Gallagher-Fishbaugh said one of the challenges facing public education in Utah is the growing difficulty to attract and retain quality educators. She said the bills debated by lawmakers often focus on filling schools with technology or altering the minutiae of school operations while the teaching workforce continues to take financial hits that hurt morale.
"None of us went into education to become millionaires, or to even be independently wealthy, or even on the upper end of the scale," Gallagher-Fishbaugh said. "But we did look at being able to provide for our families and be able to see pay commensurate with other professions of similar caliber and education."
Compounding the issue of school funding is the growing cost related to social security and retirement that school districts are obligated to pay.

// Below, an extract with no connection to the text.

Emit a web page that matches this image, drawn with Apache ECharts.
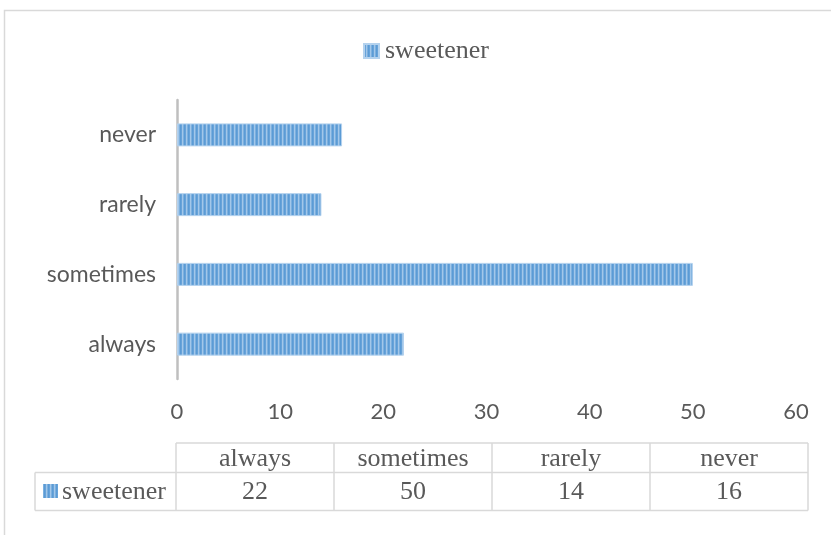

In 2013, lawmakers approved a 2 percent increase to the weighted pupil unit, which translated to roughly $50 million in additional per-pupil spending. But relatively few of those new dollars were left after obligations were met.
This year, Gov. Gary Herbert has called for a 2.5 percent increase in per-pupil spending, but Gallagher-Fishbaugh says that figure would similarly provide little funding for investment in schools.
"Anything less than a 2.7 percent increase on the WPU this year will result in nothing for us — nothing — because there are obligations the districts have," she said.
Gallagher-Fishbaugh said she recognizes the effect the bills would have on Utah families, but she reiterated that all Utahns, including those without children in public schools, benefit from a quality education system.
"I certainly don’t believe people should be penalized for having children," she said. "But I do believe a fair tax base needs to be provided for everyone to pay into the system at the same rate."